Personal information
- Born:: October 31, 1974 (age 50) Nashville, Tennessee, U.S.
- Height:: 5 ft 11 in (1.80 m)
- Weight:: 225 lb (102 kg)

Career information
- College:: Austin Peay
- Undrafted:: 1996

Career history
- Tampa Bay Buccaneers (1996–2001); Detroit Lions (2002–2003); Tampa Bay Buccaneers (2004–2005);

Career NFL statistics
- Tackles:: 282
- Sacks:: 2
- Interceptions:: 1
- Stats at Pro Football Reference

= Jeff Gooch =

American football player (born 1974)

Jeffrey Lance Gooch (born October 31, 1974) is a linebacker who played for 10 seasons for the Tampa Bay Buccaneers and Detroit Lions in the National Football League.

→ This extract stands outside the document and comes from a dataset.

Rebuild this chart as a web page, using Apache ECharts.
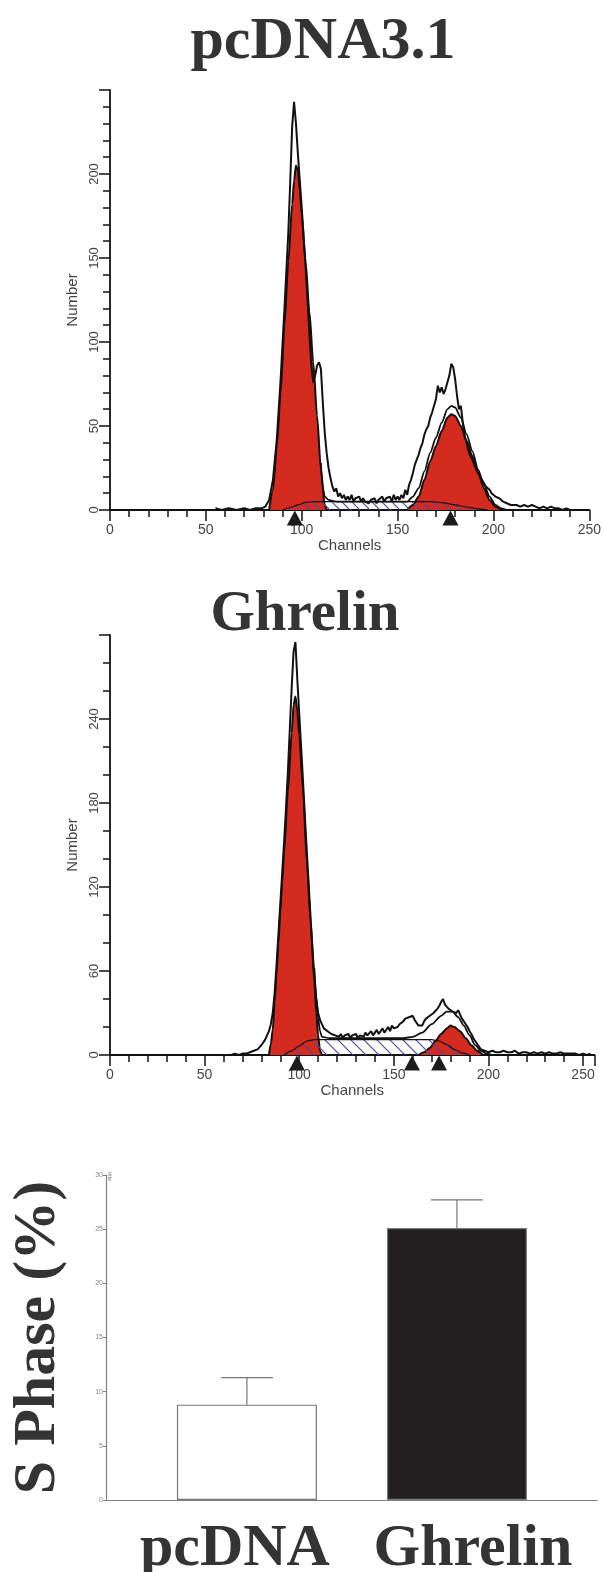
<!DOCTYPE html>
<html>
<head>
<meta charset="utf-8">
<title>S phase</title>
<script src="https://cdn.jsdelivr.net/npm/echarts@6/dist/echarts.min.js"></script>
<style>
  html, body { margin: 0; padding: 0; background: #fff; }
  #chart { width: 604px; height: 1572px; }
</style>
</head>
<body>
<div id="chart"></div>
<script>
// ---- pcDNA3.1 histogram, [channel, number] ----
const pcdnaRaw = [[55,1],[58,0],[62,1],[66,0],[70,1],[73,0],[76,1],[79,1],[81,2],[83,6],[85,18],[87,42],[89,78],[91,120],[93,165],[94,195],[95,228],[96,243],[97,230],[98,212],[99,196],[100,180],[101,162],[102,145],[103,126],[104,105],[105,86],[106,76],[107,80],[108,86],[109,88],[110,84],[111,64],[112,46],[113,34],[114,25],[115,19],[116,14],[117,11],[118,13],[119,8],[120,10],[121,7],[122,9],[123,6],[124,8],[125,6],[126,9],[127,5],[128,7],[129,6],[130,8],[131,5],[132,7],[133,5],[134,6],[135,4],[136,6],[137,5],[138,7],[139,4],[140,6],[141,5],[142,8],[143,5],[144,7],[145,6],[146,8],[147,5],[148,9],[149,6],[150,8],[151,6],[152,9],[153,7],[154,12],[155,9],[156,15],[157,18],[158,22],[159,27],[160,30],[161,33],[162,37],[163,40],[164,45],[165,48],[166,50],[167,55],[168,58],[169,62],[170,66],[171,74],[172,70],[173,73],[174,69],[175,72],[176,76],[177,80],[178,87],[179,85],[180,78],[181,68],[182,60],[183,62],[184,52],[185,44],[186,40],[187,35],[188,32],[189,30],[190,27],[191,24],[192,22],[193,20],[194,18],[195,16],[196,14],[197,15],[198,12],[199,10],[200,11],[201,8],[202,9],[203,7],[204,6],[205,5],[206,6],[207,4],[208,5],[209,3],[210,4],[212,3],[214,2],[216,3],[218,2],[220,3],[222,2],[224,1],[226,2],[228,1],[230,2],[232,1],[234,1],[236,0],[238,1],[240,0]]
const pcdnaG1 = [[83,0],[85,12],[87,38],[89,70],[91,110],[93,148],[95,182],[96,196],[97,205],[98,202],[99,190],[100,176],[102,148],[104,118],[106,88],[108,56],[110,24],[112,3],[113,0]]
const pcdnaG2 = [[155,0],[158,3],[161,8],[164,18],[167,29],[170,38],[173,47],[176,55],[178,57],[180,56],[183,50],[186,41],[189,32],[192,22],[195,13],[198,6],[201,2],[204,0]]
const pcdnaS = [[90,0],[94,1.5],[98,3],[102,4.5],[106,5],[120,5],[140,5],[160,5],[168,5],[174,4.2],[180,3],[186,1.8],[192,0.7],[197,0]]
const pcdnaFit = [[110,28],[111,13],[112,8],[114,6],[118,5],[130,5],[145,5],[155,5],[158,8],[161,13],[164,23],[167,34],[170,43],[173,52],[176,60],[178,62],[180,61],[183,55],[186,45],[189,35],[192,24],[195,15],[198,8],[201,3],[204,1],[207,0]]
const pcdnaMarks = [96.4, 177.6]

// ---- Ghrelin histogram ----
const ghrRaw = [[64,0],[66,1],[68,0],[70,1],[72,1],[74,2],[76,3],[78,4],[80,7],[82,11],[83,14],[84,17],[85,22],[86,30],[87,44],[88,64],[89,86],[90,108],[91,130],[92,152],[93,176],[94,202],[95,232],[96,262],[97,288],[98,295],[99,268],[100,244],[101,220],[102,196],[103,170],[104,146],[105,122],[106,98],[107,76],[108,56],[109,40],[110,30],[111,25],[112,22],[113,19],[114,20],[115,17],[116,18],[117,15],[118,16],[119,14],[120,15],[121,13],[122,15],[123,12],[124,14],[125,13],[126,15],[127,12],[128,14],[129,13],[130,15],[131,12],[132,14],[133,15],[134,13],[135,16],[136,14],[137,15],[138,17],[139,14],[140,16],[141,18],[142,15],[143,17],[144,19],[145,16],[146,18],[147,20],[148,17],[149,21],[150,19],[151,18],[152,20],[153,22],[154,21],[155,24],[156,26],[157,25],[158,27],[159,26],[160,28],[161,25],[162,23],[163,21],[164,22],[165,21],[166,24],[167,26],[168,25],[169,28],[170,27],[171,30],[172,29],[173,33],[174,35],[175,38],[176,40],[177,36],[178,37],[179,33],[180,34],[181,31],[182,32],[183,30],[184,32],[185,29],[186,26],[187,24],[188,22],[189,20],[190,17],[191,15],[192,12],[193,10],[194,8],[195,6],[196,4],[197,3],[198,3],[200,2],[202,3],[204,2],[206,2],[208,3],[210,2],[212,2],[214,3],[216,1],[218,2],[220,2],[222,1],[224,2],[226,1],[228,2],[230,1],[232,2],[234,1],[236,1],[238,2],[240,1],[242,1],[244,1],[246,1],[248,0],[250,1],[252,0],[254,1]]
const ghrG1 = [[84,0],[85,8],[86,18],[87,38],[88,58],[89,80],[90,102],[91,123],[92,145],[94,188],[96,230],[97,250],[98,256],[99,246],[100,228],[102,190],[104,138],[106,96],[108,52],[109,30],[110,14],[111,3],[112,0]]
const ghrG2 = [[163,0],[166,2],[169,5],[172,10],[175,15],[178,19],[180,21],[182,20],[185,17],[188,12],[191,7],[194,3],[197,0]]
const ghrS = [[92,0],[96,3],[100,6.5],[104,10],[108,11],[130,11],[150,11],[165,11],[170,11],[174,10],[178,7.5],[182,4],[186,1.5],[190,0]]
const ghrFit = [[108,62],[109,41],[110,26],[111,17],[112,13],[116,12],[125,12],[140,12],[155,12],[160,13],[165,16],[170,22],[175,28],[178,31],[181,31],[184,27],[187,21],[190,14],[193,7],[196,3],[199,1],[202,0]]
const ghrMarks = [98.8, 159.6, 173.9]

// ---- S phase bar chart ----
const groups = ['pcDNA', 'Ghrelin']
const sPhaseMean = [8.8, 25.1]
const sPhaseErr = [2.5, 2.6]

const RED = '#d52a1e'
const INK = '#111'
const SERIF = '"Liberation Serif", "Times New Roman", serif'
const SANS = '"Liberation Sans", Arial, sans-serif'
// the group names under the bars are not quite centred on them
const labelNudge = [-12, 16]

// diagonal hatch used by the S-phase fit
function hatch (step) {
  const c = document.createElement('canvas')
  c.width = step
  c.height = step
  const ctx = c.getContext('2d')
  ctx.strokeStyle = '#4d4d9e'
  ctx.lineWidth = 1.2
  ctx.beginPath()
  ctx.moveTo(-1, -1); ctx.lineTo(step + 1, step + 1)
  ctx.moveTo(-1, step - 1); ctx.lineTo(1, step + 1)
  ctx.moveTo(step - 1, -1); ctx.lineTo(step + 1, 1)
  ctx.stroke()
  return c
}

function histX (g, max) {
  return {
    type: 'value', gridIndex: g, min: 0, max: max, interval: 50,
    name: 'Channels', nameLocation: 'middle', nameGap: 25,
    nameTextStyle: { fontFamily: SANS, fontSize: 15, color: '#444' },
    axisLine: { lineStyle: { color: INK, width: 1.8 } },
    axisTick: { length: 11, lineStyle: { color: INK, width: 1.5 } },
    minorTick: { show: true, splitNumber: 5, length: 7, lineStyle: { color: INK, width: 1.5 } },
    axisLabel: { margin: 13, fontFamily: SANS, fontSize: 14, color: '#444', formatter: v => (v % 50 === 0 ? v : '') },
    splitLine: { show: false }
  }
}

function histY (g, max, step, minor) {
  return {
    type: 'value', gridIndex: g, min: 0, max: max, interval: step,
    name: 'Number', nameLocation: 'middle', nameRotate: 90, nameGap: 19,
    nameTextStyle: { fontFamily: SANS, fontSize: 15, color: '#444' },
    axisLine: { show: true, lineStyle: { color: INK, width: 1.8 } },
    axisTick: { length: 11, lineStyle: { color: INK, width: 1.5 } },
    minorTick: { show: true, splitNumber: minor, length: 7, lineStyle: { color: INK, width: 1.5 } },
    axisLabel: { rotate: 90, margin: 9, fontFamily: SANS, fontSize: 13, color: '#444', formatter: v => (v < max ? v : '') },
    splitLine: { show: false }
  }
}

function histSeries (g, raw, g1, g2, s, fit, marks, hatchStep) {
  const base = { xAxisIndex: g, yAxisIndex: g, showSymbol: false, silent: true }
  return [
    Object.assign({ type: 'line', data: g1, smooth: 0.25, smoothMonotone: 'x', lineStyle: { color: INK, width: 2 }, areaStyle: { color: RED, opacity: 1 }, z: 2 }, base),
    Object.assign({ type: 'line', data: g2, smooth: 0.25, smoothMonotone: 'x', lineStyle: { color: INK, width: 2 }, areaStyle: { color: RED, opacity: 1 }, z: 2 }, base),
    Object.assign({ type: 'line', data: s, smooth: 0.25, smoothMonotone: 'x', lineStyle: { color: INK, width: 1.2 }, areaStyle: { color: { image: hatch(hatchStep), repeat: 'repeat' }, opacity: 1 }, z: 3 }, base),
    Object.assign({ type: 'line', data: fit, smooth: 0.25, smoothMonotone: 'x', lineStyle: { color: INK, width: 1.8 }, z: 4 }, base),
    Object.assign({ type: 'line', data: raw, lineStyle: { color: INK, width: 2 }, z: 5 }, base),
    Object.assign({
      type: 'scatter', data: marks.map(c => [c, 0]), symbol: 'triangle', symbolSize: [16, 15], symbolOffset: [0, 8],
      itemStyle: { color: '#1c1c1c', opacity: 1 }, clip: false, z: 6
    }, base)
  ]
}

const titleStyle = { fontFamily: SERIF, fontWeight: 'bold', color: '#343434' }

const chart = echarts.init(document.getElementById('chart'), null, { renderer: 'canvas' })

chart.setOption({
  animation: false,
  backgroundColor: '#fff',
  title: [
    { text: 'pcDNA3.1', left: 318, top: 7, textAlign: 'center', textStyle: Object.assign({ fontSize: 60 }, titleStyle) },
    { text: 'Ghrelin', left: 300, top: 582, textAlign: 'center', textStyle: Object.assign({ fontSize: 57 }, titleStyle) }
  ],
  grid: [
    { left: 110, top: 90, width: 480, height: 420 },
    { left: 110, top: 635, width: 484.4, height: 420 },
    { left: 106, top: 1175, width: 491, height: 325 }
  ],
  xAxis: [
    histX(0, 250),
    histX(1, 256),
    {
      type: 'value', gridIndex: 2, min: 0.329, max: 2.667,
      axisLine: { lineStyle: { color: '#808080', width: 1.2 } },
      axisTick: { show: false }, axisLabel: { show: false }, splitLine: { show: false }
    }
  ],
  yAxis: [
    histY(0, 250, 50, 5),
    histY(1, 300, 60, 3),
    {
      type: 'value', gridIndex: 2, min: 0, max: 30, interval: 5,
      name: 'S Phase (%)', nameLocation: 'middle', nameRotate: 90, nameGap: 38,
      nameTextStyle: { fontFamily: SERIF, fontWeight: 'bold', fontSize: 60, color: '#343434' },
      axisLine: { show: true, lineStyle: { color: '#808080', width: 1.2 } },
      axisTick: { length: 3, lineStyle: { color: '#808080' } },
      axisLabel: { margin: 3, fontFamily: SANS, fontSize: 7, color: '#888' },
      splitLine: { show: false }
    }
  ],
  graphic: [
    { type: 'text', x: 113, y: 1172, rotation: -Math.PI / 2, style: { text: 'title', fontSize: 6, fontFamily: SANS, fill: '#777' } }
  ],
  series: [
    ...histSeries(0, pcdnaRaw, pcdnaG1, pcdnaG2, pcdnaS, pcdnaFit, pcdnaMarks, 10),
    ...histSeries(1, ghrRaw, ghrG1, ghrG2, ghrS, ghrFit, ghrMarks, 13),
    {
      type: 'bar', xAxisIndex: 2, yAxisIndex: 2, barWidth: 140, silent: true,
      data: groups.map((g, i) => ({
        name: g,
        value: [i + 1, sPhaseMean[i]],
        itemStyle: { color: i === 0 ? '#fff' : '#231f20', borderColor: '#777', borderWidth: 1.2 },
        label: { offset: [labelNudge[i], 0] }
      })),
      label: {
        show: true, position: 'bottom', distance: 19, formatter: p => p.name,
        fontFamily: SERIF, fontWeight: 'bold', fontSize: 60, color: '#343434'
      }
    },
    {
      type: 'custom', xAxisIndex: 2, yAxisIndex: 2, silent: true, z: 3,
      data: groups.map((g, i) => [i + 1, sPhaseMean[i], sPhaseMean[i] + sPhaseErr[i]]),
      renderItem (params, api) {
        const lo = api.coord([api.value(0), api.value(1)])
        const hi = api.coord([api.value(0), api.value(2)])
        const half = 26
        const style = { stroke: '#777', lineWidth: 1.2 }
        return {
          type: 'group',
          children: [
            { type: 'line', shape: { x1: lo[0], y1: lo[1], x2: hi[0], y2: hi[1] }, style },
            { type: 'line', shape: { x1: hi[0] - half, y1: hi[1], x2: hi[0] + half, y2: hi[1] }, style }
          ]
        }
      }
    }
  ]
})
</script>
</body>
</html>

Gooch played at John Overton High School in Nashville, Tennessee and finished his career there with 215 tackles. Gooch went undrafted in the 1996 NFL draft out of Austin Peay State University. He was later signed by the Tampa Bay Buccaneers as an undrafted free agent. His rookie year, he appeared in 15 games for the Buccaneers, mostly on special teams. In 1997, he played in all 16 games while starting 5 of them. In 1998, Gooch registered his first career sack in a 24–22 victory over the Green Bay Packers as he started all 16 games and recorded 62 tackles. From 1999 to 2001, Gooch played in 44 out of 48 games, but he recorded only 65 tackles in the three seasons combined. In 2002, he left the Buccaneers to sign with the Detroit Lions where he played in all 16 games in both years with the team (2002–2003), while watching the Buccaneers win a Super Bowl before he returned to play his final season with the team. He later served as the Vice President of Football Operations for the Tampa Bay Storm of the Arena Football League.